During the summer, my garden takes up lots of my spare time (hence, the delay since my last post). But home grown tomatoes are a necessity of life, and so it goes.

It was a crazy summer of weather, with a storm in July that knocked out power to much of our county for DAYS. After all the rain, which came in bursts, the weeds arrived in full vengeance. Turn my back for a week, maybe 10 days, and... HOLY @#(&%^&#!!!!! The buggers have taken over!

I am thankful for the help with watering the garden in between bursts of torrential rain. (My watering buddy is mostly my son, who likes to water but gets most of it on himself rather than the tomato plants). And now, it's harvest time.



...and there are more coming.........



I have a little rabbit who has been a visitor since the spring. I'm thinking he is the one who has sampled many tomatoes but decides each time it's not for his palate. He (if he is indeed the culprit) takes one big bite out of the ripest tomato and leaves it hanging there, forlorn.

I also have "volunteers" in the garden. These are stray seeds that managed to flourish from being rototilled into the soil and sprung forth, encouraged by the hot midday sun. I'm usually so curious to see what will be produced on the vine that I don't pull them like those darn weed invaders. This year I have some weird cross-pollination between a gourd and what I think is a yellow crookneck squash.



Could be that the yellow squash, if left alone, gets a hard exterior and BECOMES an ornamental gourd..... or it's just completely a mutant. Most of them have become a blazing orange color with a hard and bumpy exterior. They will be fun guests in Halloween and Thanksgiving décor. I also have mini pumpkins and the usual dill weed that came back this year.

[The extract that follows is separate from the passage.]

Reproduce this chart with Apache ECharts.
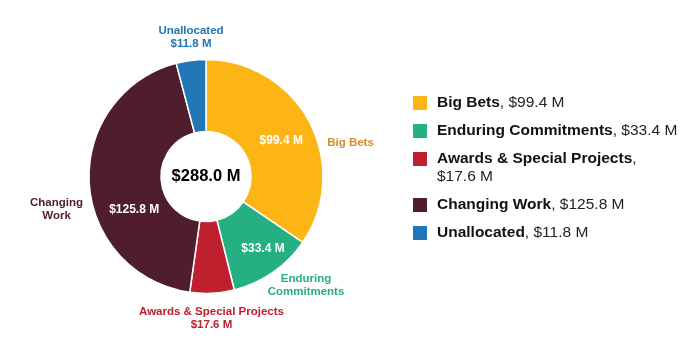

But back to the tomatoes. After a few days of being preoccupied with other things, I surveyed the garden to see that there was about a half bushel of ripe tomatoes. Not just ripe, but bursting with juice and hanging there like overfilled water balloons. Some had even let loose and dropped to the earth before I could pick them.



An abundance of tomatoes leads to 27 versions of tomato salad, tomato pie, marinara sauce, BLTs, etc., etc., etc. One of the simplest ways to present tomatoes to the dinner table, right out of the garden, is layered with fresh buffalo mozzarella, drizzled with a good olive oil, and sprinkled with fresh basil, salt and pepper. (Sometimes I also use balsamic vinaigrette, but not this time.)

And then there are the low maintenance, lovely-to-see-you sunflowers.



So unassuming.

So cheerful.

So tall and stately.

I imagine they have little gossipy conversations about me behind my back.